Of course, we usually do not want to creative with our lives (even though the propaganda we put out on social media is nothing other than a creative selection and re-purposing of aspects of our lives). We want to know our own history because for better or worse we define ourselves through it. The uncanniest moments in our lives happen when we are made to know about something that we cannot remember. It is as if a small part of our lives had been hijacked, and we find out that we are in fact not exactly who we thought we were.
Today, I noticed this towel. I had hung it up to dry after it had got drenched in yesterday's thunderstorms. Before, it had served as padding inside the little outdoor enclosure that one of the cats likes to sit it. The towel very clearly is mine. What are the odds of finding a towel that is made to look like a 100 Deutsche Mark bill in the US? OK, it is conceivable that you could find one in a thrift shop. But for sure, the last thing I'd buy in such a shop is a used towel.
In fact, I think I remember that I received this towel.
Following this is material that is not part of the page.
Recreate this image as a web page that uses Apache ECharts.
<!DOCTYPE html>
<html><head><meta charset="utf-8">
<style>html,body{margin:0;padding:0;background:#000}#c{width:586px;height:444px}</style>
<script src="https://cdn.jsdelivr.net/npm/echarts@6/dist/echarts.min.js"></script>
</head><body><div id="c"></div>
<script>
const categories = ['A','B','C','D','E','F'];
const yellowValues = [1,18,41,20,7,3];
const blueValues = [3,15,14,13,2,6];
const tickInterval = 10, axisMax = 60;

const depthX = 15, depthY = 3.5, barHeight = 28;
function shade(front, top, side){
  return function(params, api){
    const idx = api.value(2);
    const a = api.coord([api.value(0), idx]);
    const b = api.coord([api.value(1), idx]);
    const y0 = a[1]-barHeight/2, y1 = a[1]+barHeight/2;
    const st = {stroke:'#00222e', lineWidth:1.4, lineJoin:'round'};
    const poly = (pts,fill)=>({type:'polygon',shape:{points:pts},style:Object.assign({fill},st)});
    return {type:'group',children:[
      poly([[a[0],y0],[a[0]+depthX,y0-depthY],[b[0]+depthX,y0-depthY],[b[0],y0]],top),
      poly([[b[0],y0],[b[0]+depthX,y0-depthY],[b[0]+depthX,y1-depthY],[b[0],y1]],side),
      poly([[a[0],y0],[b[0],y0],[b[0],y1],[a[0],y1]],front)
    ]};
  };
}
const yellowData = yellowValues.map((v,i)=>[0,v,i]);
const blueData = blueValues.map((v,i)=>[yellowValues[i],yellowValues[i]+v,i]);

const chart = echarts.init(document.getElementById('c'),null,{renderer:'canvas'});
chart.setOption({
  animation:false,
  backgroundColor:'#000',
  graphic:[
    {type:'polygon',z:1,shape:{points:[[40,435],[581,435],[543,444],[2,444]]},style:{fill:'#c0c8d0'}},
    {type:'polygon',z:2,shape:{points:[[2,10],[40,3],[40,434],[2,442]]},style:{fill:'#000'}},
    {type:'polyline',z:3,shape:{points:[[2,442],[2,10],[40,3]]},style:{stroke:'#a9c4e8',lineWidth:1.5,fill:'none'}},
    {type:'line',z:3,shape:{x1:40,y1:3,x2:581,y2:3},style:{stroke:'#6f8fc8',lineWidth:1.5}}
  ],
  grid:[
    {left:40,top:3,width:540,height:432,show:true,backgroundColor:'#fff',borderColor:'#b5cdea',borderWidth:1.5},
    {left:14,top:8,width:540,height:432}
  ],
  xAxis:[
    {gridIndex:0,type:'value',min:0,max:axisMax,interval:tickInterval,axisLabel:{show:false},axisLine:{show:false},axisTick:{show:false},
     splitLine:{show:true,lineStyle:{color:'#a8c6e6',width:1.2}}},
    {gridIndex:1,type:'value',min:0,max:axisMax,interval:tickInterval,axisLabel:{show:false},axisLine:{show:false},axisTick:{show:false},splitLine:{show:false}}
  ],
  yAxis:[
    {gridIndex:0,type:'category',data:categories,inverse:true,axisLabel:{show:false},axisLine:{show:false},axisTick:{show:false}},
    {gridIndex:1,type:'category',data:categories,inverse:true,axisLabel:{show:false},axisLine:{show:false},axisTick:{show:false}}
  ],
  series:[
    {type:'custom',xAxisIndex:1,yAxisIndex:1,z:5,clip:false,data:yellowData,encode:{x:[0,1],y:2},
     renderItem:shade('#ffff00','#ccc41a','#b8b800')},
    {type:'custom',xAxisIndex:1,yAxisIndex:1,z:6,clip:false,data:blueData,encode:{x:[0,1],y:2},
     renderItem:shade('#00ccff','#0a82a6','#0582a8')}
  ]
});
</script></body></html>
I remember that it had been a gift from my grandmother, my father's mother and the sole grandparent I met in my life time (all the others had been dead for years before I was born). I also seem to remember that I received it through my mother.
But the more "facts" I seem to remember, the less certain I am that they are correct. Did my mother in fact make a snide passive-aggressive comment about either the gift or my grandmother when she handed me the towel? I think she did. But when I'm honest, I don't know for sure. It would have been in character (I grew up in very passive-aggressive family settings, which has fucked up my life to this date). But I'm not certain.
I also don't remember why I would have kept the towel, given that it's incredibly tacky. Who thinks it's a good idea to put an image of money on a towel? Who thinks it's a good idea to buy such a towel and to gift it to someone (my grandmother, but again, this is more in character than remembered)? And what weirdo then keeps the towel, even though they think it's the tackiest shit? Well, this weirdo apparently.
The more I think about it, the more my recollections become less that, actual recollections of events of things I remember, and more a reconstruction of something that is based on what I know for sure. What I know for sure isn't actually only knowledge. Instead, it's judgment more than anything. Maybe I kept the towel because it expressed a kind of judgment that I have constructed parts of my life around?
It's possible.
Things get truly interesting when photographs enter the world of that towel. I don't mean photographs of towels, but photographs as objects, made and owned by people. This is a story that plays out time and again, and often its most manic episodes happen in the country at whose core sits the belief that money matters more than anything, the United States.
New Yorker magazine just published an article about Disfarmer, and you absolutely want to find the time to read it. There are many staggering details in the article. Long story short, a country photographer gets posthumously discovered, first by chance and then by whatever this is called when the art-world vultures descend. The next obvious step is then for the equivalent of ambulance chasers to enter the fray. On Twitter, Bryan Formhals wryly described the story as being filled with "intrigue, mystery, grifters, lawyers, curators and long lost relatives", and that just sums it up so well.
When I went back to the unfinished draft of this email today, I tried remembering when I had started it. I was unable to. The mention of the thunderstorms didn't help. When it didn't rain yesterday (or was it the day before) that felt weird. Ever since the last heat waved passed, it has been raining. It feels like a very warm early October. It's so depressing.
As always thank you for reading (and looking)!